The growth of automation and machine learning won’t make the roles of PPC managers obsolete. Instead, it will change them for the better.

Google Performance Max, which has been in testing since October 2020, is part of the search engine’s drive to bring greater levels of automation and machine learning to paid search. At the company’s most recent Livestream event at the end of May, it was announced that it was expanding the roll out of Performance Max to thousands of advertisers, with general availability coming later in 2021.

Performance Max represents Google’s latest attempt to create a “set and forget” approach to paid search where it is the algorithms, not PPC campaign managers, making the key decisions on who gets to see the ads, and when. Advertisers will hand over the ad copy, images, videos, landing pages and campaign goals, and simply let Google take it from there. It deals with the targeting, the campaign scheduling (for example, it will know not to display ads to drive store footfall at times when stores are closed) and the media selection across display networks (including YouTube, Discover and Gmail), based on your campaign goals.

The innovation is being sold as a way for smaller businesses and SME advertisers, who would typically lack the budget for a dedicated PPC campaign manager or agency management fees, to find a route into the Google Ads eco-system. But should advertisers, agencies and PPC managers themselves be worried?

In the algorithm we trust?

The first concern that many advertisers will understandably have is in the technology itself. Machine learning has clearly come a long way in a very short space of time, but are you prepared to entrust it with your ROI? And if the Chief Financial Officer starts asking some awkward questions about last month’s performance, can you get away with blaming the machine? Google has promised that manual inputs will be a part of Performance Max in the future, but will that be enough to allay people’s fear?

For many this will be a matter of personal persuasion but looking at instances where we have seen greater use of automation in biddable media, the results are promising. Throughout 2020, Stickyeyes tested dynamic search ads on a number of accounts across various sectors and, on every account where these DSAs were trialled, they outperformed traditional generic search ads. In some cases, they even outperformed brand and broad match modifier (BMM) campaigns.

As we move towards more of a ‘keywordless’ search environment, the role that automation plays is significant.

The role of the PPC manager can change for the better

The notion of increased automation and machine learning naturally creates a sense of fear about the role of PPC and biddable media campaign managers. If the algorithm is taking over, what does it mean for us?

It means that PPC managers – and PPC agencies – can spend much less time running the campaign, and much more time making them better. It means that they can spend less time on repetitive procedures and campaign setup, and much more time thinking about the experience that we deliver to the audiences that see and engage with our ads.

We can say this because we can look across the room at our colleagues in SEO, who have worked with the Google algorithm for much longer than we have, and consider how they have adapted as Google has caused their role to change. Like those in SEO, our role is to find ways to work with and influence the machine, rather than to fight it.

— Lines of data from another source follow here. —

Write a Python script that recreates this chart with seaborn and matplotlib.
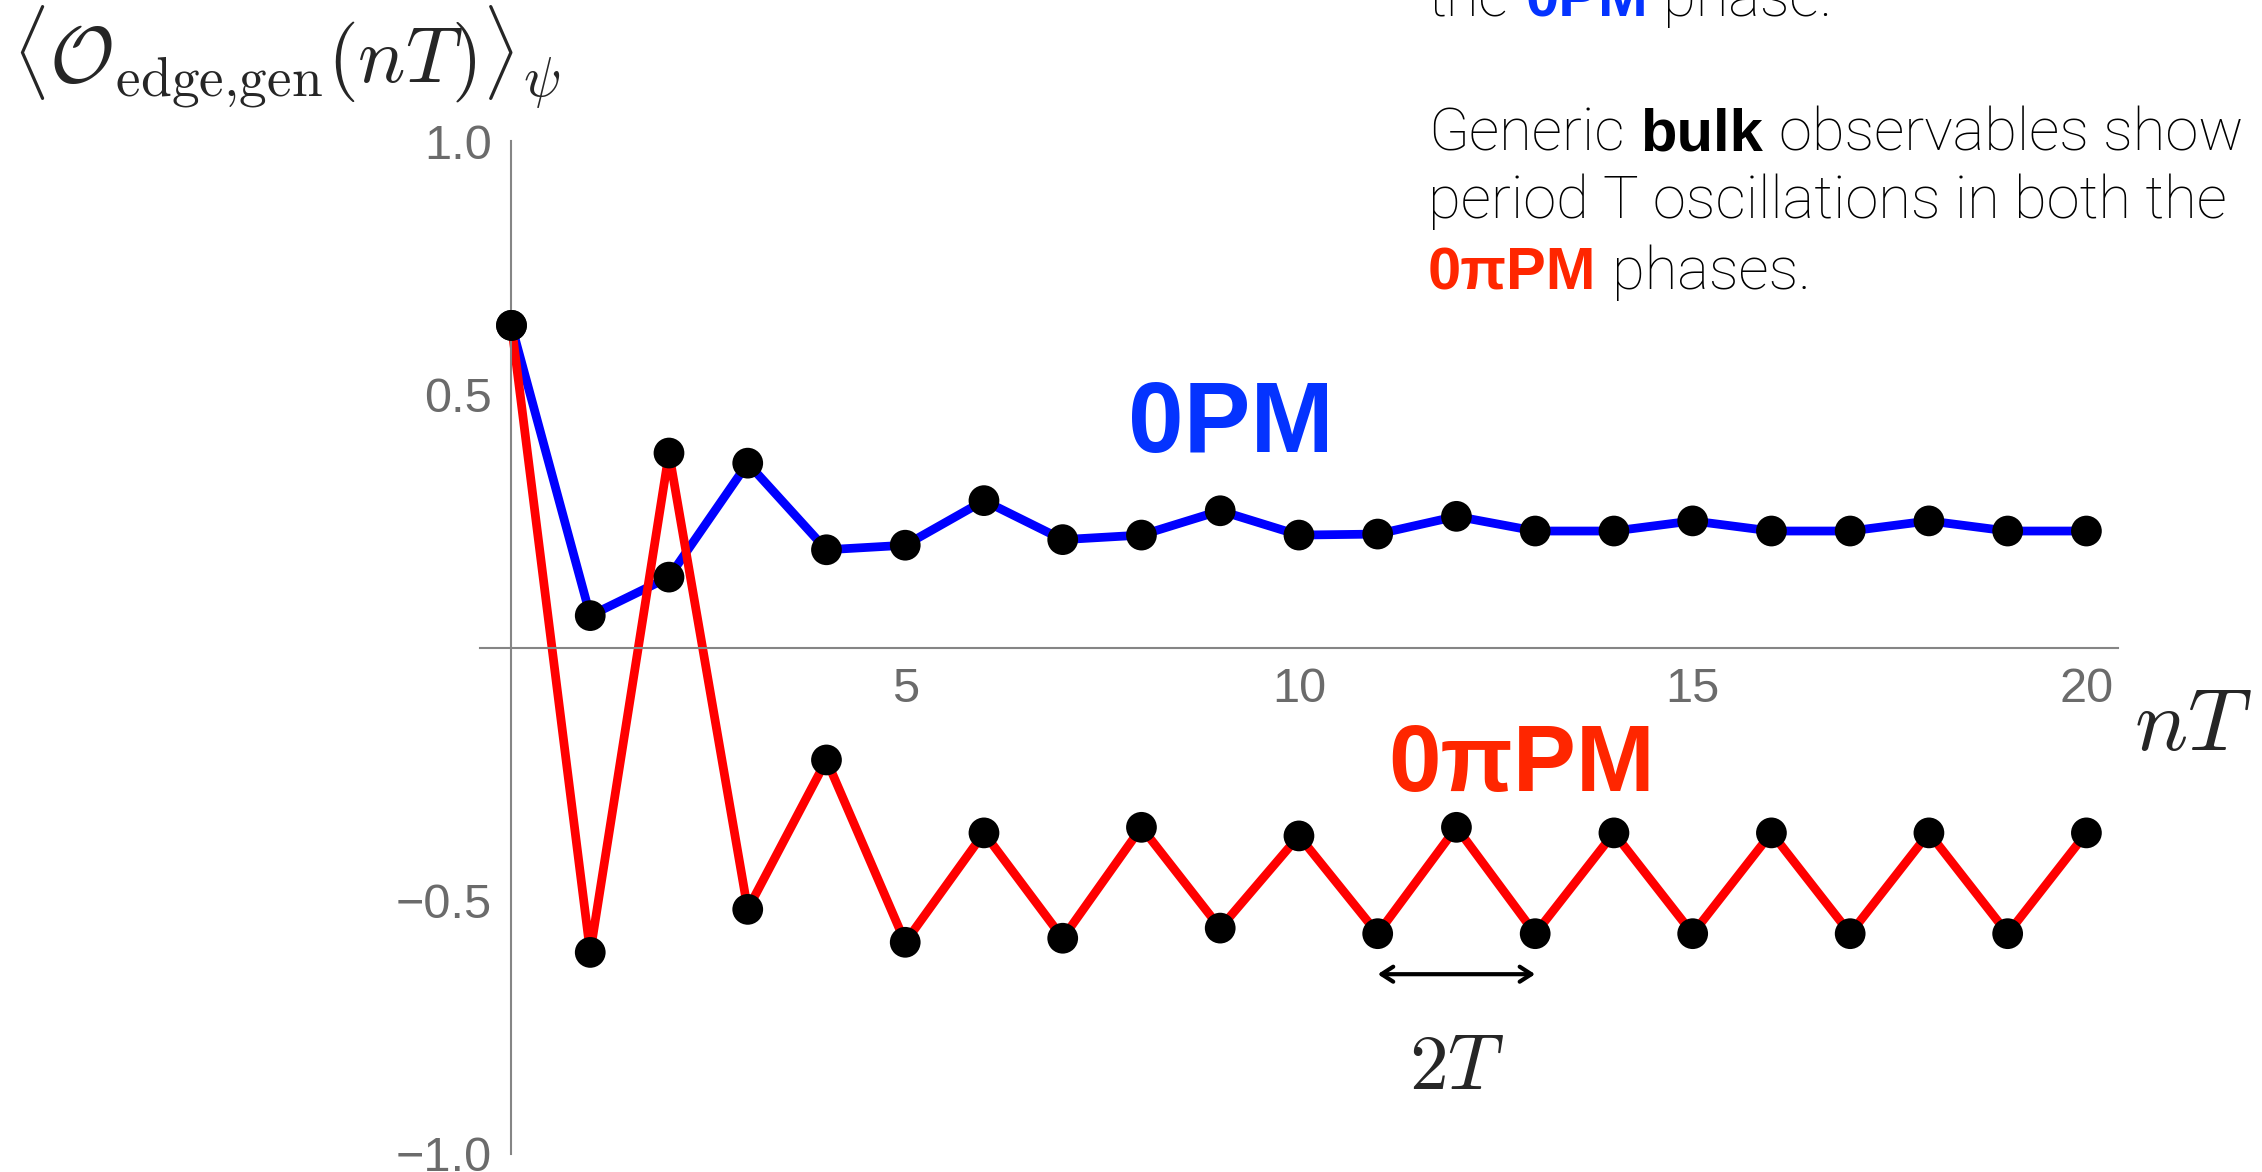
# plot.py - edge observable stroboscopic dynamics, 0PM vs 0piPM
import numpy as np
import pandas as pd
import matplotlib
matplotlib.use("Agg")
import matplotlib.pyplot as plt
import seaborn as sns

# ------------------------------
# data
# ------------------------------
n_steps = list(range(21))
edge_0pm = [0.636, 0.063, 0.139, 0.364, 0.193, 0.202, 0.290, 0.213, 0.222, 0.270,
            0.222, 0.224, 0.259, 0.230, 0.230, 0.250, 0.230, 0.230, 0.250, 0.230, 0.230]
edge_0pipm = [0.636, -0.602, 0.384, -0.517, -0.222, -0.582, -0.366, -0.574, -0.355, -0.554,
              -0.372, -0.565, -0.355, -0.565, -0.366, -0.565, -0.366, -0.565, -0.366, -0.565, -0.366]
phase_names = ["0PM", "0πPM"]
x_major = [5, 10, 15, 20]
y_major = [-1.0, -0.5, 0.5, 1.0]

df = pd.DataFrame({
    "n": n_steps * 2,
    "value": edge_0pm + edge_0pipm,
    "phase": [phase_names[0]] * len(n_steps) + [phase_names[1]] * len(n_steps),
})

# ------------------------------
# style
# ------------------------------
sns.set_theme(style="white")
plt.rcParams["font.family"] = ["Liberation Sans", "DejaVu Sans"]
plt.rcParams["mathtext.fontset"] = "cm"

BLUE_TXT = "#0433ff"
RED_TXT = "#ff2600"
GRAY = "#858585"
BOLD = ["Liberation Sans Narrow", "Liberation Sans", "DejaVu Sans"]
BODY = ["Roboto", "DejaVu Sans"]

fig = plt.figure(figsize=(22.62, 11.72), dpi=100)
ax = fig.add_axes([0.2122, 0.01536, 0.7241, 0.8643])

sns.lineplot(data=df, x="n", y="value", hue="phase", sort=False, legend=False,
             palette={phase_names[0]: "#0000ff", phase_names[1]: "#ff0000"},
             lw=6.3, ax=ax, clip_on=False)
sns.scatterplot(data=df, x="n", y="value", color="black", s=490, edgecolor="none",
                legend=False, ax=ax, zorder=5, clip_on=False)

# Mathematica-like axes through the origin
ax.set_xlim(-0.4, 20.4)
ax.set_ylim(-1.0, 1.0)
for side in ["top", "right"]:
    ax.spines[side].set_visible(False)
ax.spines["left"].set_position(("data", 0))
ax.spines["bottom"].set_position(("data", 0))
for side in ["left", "bottom"]:
    ax.spines[side].set_color(GRAY)
    ax.spines[side].set_linewidth(1.5)

ax.set_xticks(x_major)
ax.set_xticks(range(1, 21), minor=True)
ax.set_yticks(y_major)
ax.set_yticks(np.round(np.arange(-1.0, 1.01, 0.1), 2), minor=True)
ax.set_xticklabels([str(v) for v in x_major])
ax.set_yticklabels([f"{v:.1f}".replace("-", "\u2212") for v in y_major])
ax.tick_params(which="both", direction="in", color=GRAY, width=1.4,
               labelcolor="#6b6b6b", labelsize=35)
ax.tick_params(which="major", length=14)
ax.tick_params(which="minor", length=8.5)
ax.tick_params(axis="x", which="major", pad=14)
ax.tick_params(axis="y", which="major", pad=14)
ax.set_xlabel("")
ax.set_ylabel("")

# labels on the plot
ax.text(7.83, 0.387, phase_names[0], color=BLUE_TXT, fontsize=72, weight="bold",
        family=BOLD, va="baseline", ha="left")
ax.text(11.13, -0.284, phase_names[1], color=RED_TXT, fontsize=68, weight="bold",
        family=BOLD, va="baseline", ha="left")
ax.text(20.60, -0.203, r"$nT$", fontsize=64, va="baseline", ha="left")
fig.text(0.0055, 0.929, r"$\langle\mathcal{O}_{\mathrm{edge{,}gen}}(nT)\rangle_{\psi}$",
         fontsize=57, va="baseline", ha="left")

# period-2T marker
ax.annotate("", xy=(n_steps[11], -0.645), xytext=(n_steps[13], -0.645),
            arrowprops=dict(arrowstyle="<->,head_length=0.7,head_width=0.45",
                            color="black", lw=3, shrinkA=0, shrinkB=0))
ax.text(12, -0.872, r"$2T$", fontsize=56, va="baseline", ha="center")


# ------------------------------
# explanatory text with mixed colours
# ------------------------------
def write_line(x, y, pieces, size=43):
    renderer = fig.canvas.get_renderer()
    gap = 0.26 * size * fig.dpi / 72 / fig.bbox.width
    for text, color, bold in pieces:
        if bold:
            t = fig.text(x, y, text, color=color, fontsize=size, weight="bold",
                         family=BOLD, va="baseline", ha="left")
        else:
            t = fig.text(x, y, text, color=color, fontsize=size, weight="light",
                         family=BODY, va="baseline", ha="left")
        bb = t.get_window_extent(renderer)
        x += bb.width / fig.bbox.width + gap


x0 = 0.6313
write_line(x0, 0.9863, [("the", "black", False), ("0PM", BLUE_TXT, True), ("phase.", "black", False)])
write_line(x0, 0.8712, [("Generic", "black", False), ("bulk", "black", True),
                        ("observables show", "black", False)])
write_line(x0, 0.8140, [("period T oscillations in both the", "black", False)])
write_line(x0, 0.7534, [("0πPM", RED_TXT, True), ("phases.", "black", False)])

fig.savefig("out.png", dpi=100)
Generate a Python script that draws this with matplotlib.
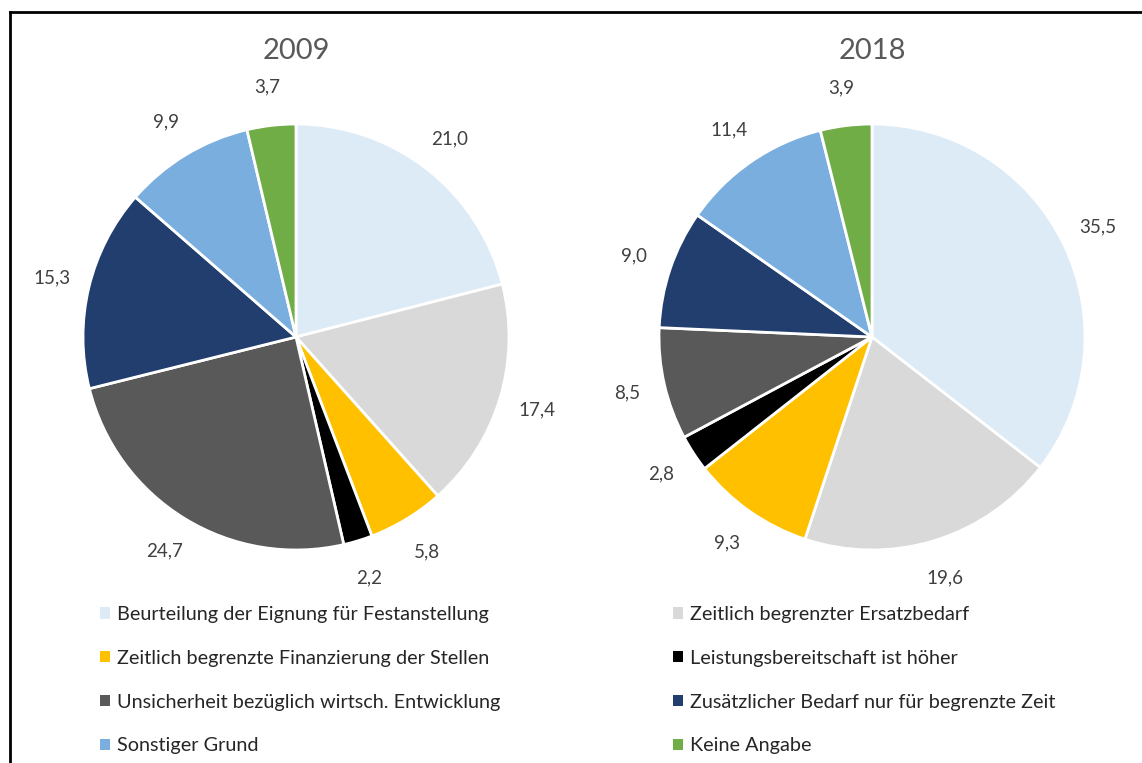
import numpy as np
import matplotlib
matplotlib.use("Agg")
import matplotlib.pyplot as plt
from matplotlib.patches import Patch
from matplotlib.lines import Line2D

plt.rcParams["font.family"] = ["Lato", "DejaVu Sans"]

categories = [
    "Beurteilung der Eignung für Festanstellung",
    "Zeitlich begrenzter Ersatzbedarf",
    "Zeitlich begrenzte Finanzierung der Stellen",
    "Leistungsbereitschaft ist höher",
    "Unsicherheit bezüglich wirtsch. Entwicklung",
    "Zusätzlicher Bedarf nur für begrenzte Zeit",
    "Sonstiger Grund",
    "Keine Angabe",
]
colors = ["#DDEBF7", "#D9D9D9", "#FFC000", "#000000",
          "#595959", "#223E6E", "#7AAEDF", "#70AD47"]

years = ["2009", "2018"]
values_2009 = [21.0, 17.4, 5.8, 2.2, 24.7, 15.3, 9.9, 3.7]
values_2018 = [35.5, 19.6, 9.3, 2.8, 8.5, 9.0, 11.4, 3.9]

W, H = 1142, 763
fig = plt.figure(figsize=(W / 100, H / 100), dpi=100)

R = 213          # pie radius in px
half = 260       # half size of each axes in px
centers = [(296, 337), (872, 337)]

for (cx, cy), year, vals in zip(centers, years, [values_2009, values_2018]):
    ax = fig.add_axes([(cx - half) / W, (H - cy - half) / H,
                       2 * half / W, 2 * half / H])
    lim = half / R
    wedges, texts = ax.pie(
        vals, colors=colors, startangle=90, counterclock=False,
        labels=[f"{v:.1f}".replace(".", ",") for v in vals],
        labeldistance=1.18,
        wedgeprops=dict(edgecolor="white", linewidth=2),
        textprops=dict(fontsize=13.5, color="#404040"),
    )
    for t in texts:
        t.set_ha("center")
        t.set_va("center")
    ax.set_xlim(-lim, lim)
    ax.set_ylim(-lim, lim)
    ax.set_aspect("equal")
    ax.axis("off")
    fig.text(cx / W, 1 - 51 / H, year, ha="center", va="center",
             fontsize=21, color="#595959")

# legend, two columns filled row by row
handles = [Patch(facecolor=c, edgecolor="none") for c in colors]
for col, x0 in enumerate([100, 673]):
    idx = list(range(col, len(categories), 2))
    leg = fig.legend([handles[i] for i in idx], [categories[i] for i in idx],
                     loc="upper left", bbox_to_anchor=(x0 / W, 1 - 606 / H),
                     frameon=False, fontsize=14.3, handlelength=0.5,
                     handleheight=0.5, handletextpad=0.35,
                     labelspacing=1.35, borderpad=0, borderaxespad=0)
    for t in leg.get_texts():
        t.set_color("#262626")

# frame lines (left and top visible)
fig.add_artist(Line2D([10 / W, 10 / W], [0, 1 - 12 / H], color="black",
                      lw=2, transform=fig.transFigure))
fig.add_artist(Line2D([10 / W, 1], [1 - 12 / H, 1 - 12 / H], color="black",
                      lw=2, transform=fig.transFigure))

fig.savefig("out.png", dpi=100)
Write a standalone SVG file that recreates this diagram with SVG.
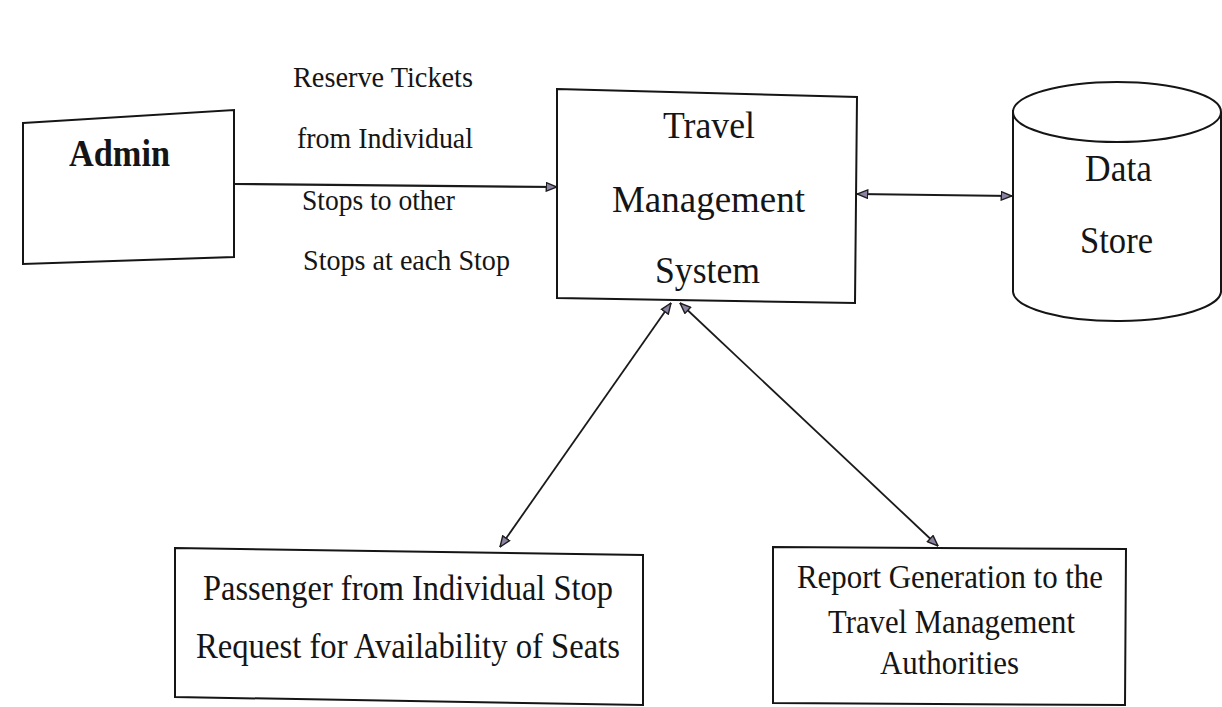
<svg xmlns="http://www.w3.org/2000/svg" width="1222" height="707" viewBox="0 0 1222 707">
  <style>
    .box { fill: #ffffff; stroke: #151515; stroke-width: 2; stroke-linejoin: miter; }
    .conn { fill: none; stroke: #1a1a1a; stroke-width: 1.8; }
    .conn.thick { stroke-width: 2.2; }
    .t { font-family: "Liberation Serif", "Times New Roman", serif; fill: #151515; }
    .lbl { font-size: 30px; }
    .main { font-size: 38px; text-anchor: middle; }
    .sub { font-size: 35px; text-anchor: middle; }
    .rep { font-size: 33px; text-anchor: middle; }
    .ds { font-size: 37px; text-anchor: middle; }
    .adm { font-size: 38px; font-weight: bold; text-anchor: middle; }
  </style>
  <defs>
    <marker id="ah" viewBox="0 0 12 10" refX="11.5" refY="5" markerWidth="12" markerHeight="10" markerUnits="userSpaceOnUse" orient="auto-start-reverse">
      <path d="M0.8,0.8 L11.5,5 L0.8,9.2 z" fill="#8c82a3" stroke="#1e1e1e" stroke-width="1.4" stroke-linejoin="miter"/>
    </marker>
  </defs>
  <rect width="1222" height="707" fill="#ffffff"/>

  <g id="connectors">
    <line class="conn thick" x1="234" y1="184" x2="557" y2="187" marker-end="url(#ah)"/>
    <line class="conn thick" x1="857" y1="194" x2="1012" y2="196" marker-start="url(#ah)" marker-end="url(#ah)"/>
    <line class="conn" x1="671" y1="303" x2="500" y2="547" marker-start="url(#ah)" marker-end="url(#ah)"/>
    <line class="conn" x1="680" y1="303" x2="938" y2="546" marker-start="url(#ah)" marker-end="url(#ah)"/>
  </g>

  <g id="flow-label">
    <text class="t lbl" x="293" y="87" textLength="180" lengthAdjust="spacingAndGlyphs">Reserve Tickets</text>
    <text class="t lbl" x="297" y="148" textLength="176" lengthAdjust="spacingAndGlyphs">from Individual</text>
    <text class="t lbl" x="302" y="210" textLength="153" lengthAdjust="spacingAndGlyphs">Stops to other</text>
    <text class="t lbl" x="303" y="270" textLength="207" lengthAdjust="spacingAndGlyphs">Stops at each Stop</text>
  </g>

  <g id="admin">
    <polygon class="box" points="23,123 234,110 234,257 23,264"/>
    <text class="t adm" x="119.5" y="166" textLength="101" lengthAdjust="spacingAndGlyphs">Admin</text>
  </g>

  <g id="tms">
    <polygon class="box" points="557,89 857,97 855,303 557,298"/>
    <text class="t main" x="709" y="138" textLength="92" lengthAdjust="spacingAndGlyphs">Travel</text>
    <text class="t main" x="708.5" y="212" textLength="193" lengthAdjust="spacingAndGlyphs">Management</text>
    <text class="t main" x="707.5" y="283" textLength="105" lengthAdjust="spacingAndGlyphs">System</text>
  </g>

  <g id="datastore">
    <path class="box" d="M1013,110 L1013,292 A104,30 0 0 0 1221,290 L1221,112"/>
    <ellipse class="box" cx="1117" cy="112" rx="104" ry="30"/>
    <text class="t ds" x="1118.5" y="181" textLength="67" lengthAdjust="spacingAndGlyphs">Data</text>
    <text class="t ds" x="1116.5" y="253" textLength="73" lengthAdjust="spacingAndGlyphs">Store</text>
  </g>

  <g id="passenger">
    <polygon class="box" points="175,548 643,555 643,705 175,697"/>
    <text class="t sub" x="408" y="600" textLength="410" lengthAdjust="spacingAndGlyphs">Passenger from Individual Stop</text>
    <text class="t sub" x="408" y="658" textLength="424" lengthAdjust="spacingAndGlyphs">Request for Availability of Seats</text>
  </g>

  <g id="report">
    <polygon class="box" points="773,547 1126,549 1125,705 773,703"/>
    <text class="t rep" x="950" y="588" textLength="306" lengthAdjust="spacingAndGlyphs">Report Generation to the</text>
    <text class="t rep" x="951.5" y="633" textLength="247" lengthAdjust="spacingAndGlyphs">Travel Management</text>
    <text class="t rep" x="949.5" y="674" textLength="139" lengthAdjust="spacingAndGlyphs">Authorities</text>
  </g>
</svg>
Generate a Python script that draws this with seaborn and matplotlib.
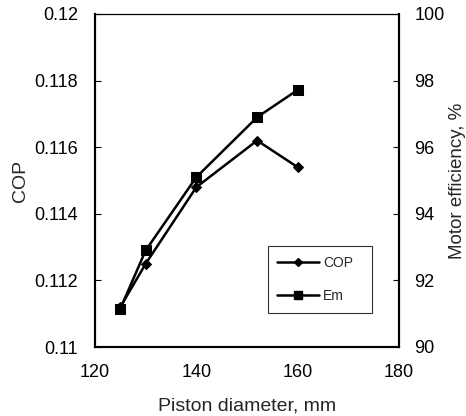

In a world where everything is automated is, in theory at least, potentially more equitable, it will be the elements that we can influence as humans that will make the most discernible different and that is where we should be focusing our efforts.

With Google’s algorithms doing the ‘heavy lifting’ of our campaigns, we have more time to work with our creative teams to improve the quality of our creative assets and help them stand out from the (now automated) crowd. We are free to spend more time thinking about how impactful our ads are visually and through the copy we use, rather than the minutia of keyword targeting.

If the algorithm is taking care of who sees our ad, we have more time to think about how those audiences go on to convert, improving our landing pages, user experience and conversion rates.

We can’t swim against the tide of machine learning and automation, but we can learn from our organic search colleagues and learn to work with that automation, think more creatively and create much better experiences for our audiences.

Google Performance Max alone won’t improve our ad effectiveness and our return on ad spend. There is still a lot of work to do to ensure that our brands are making the most of that ad spend and the resulting traffic – it’s just the nature of that work that will change.

Key Takeaways: How PPC Campaign Managers can make the difference

  • Work with your creative team to provide high quality and up to date creative assets.
  • Consider your main KPIs and audience motivators to create different variations of copy.
  • Focus on UX to improve quality website signals to google and improve your CVR%.
  • Improve your content, since this is often used by Google to help determine where you should show ads.
  • Improve the quality of your first party data and segment it in new and interesting ways that match your business objectives. This will provide more robust signals for Google to optimise campaigns towards. Also ties into futureproofing for privacy changes.
  • Improve any feed and product data since again this provides more signals to Google.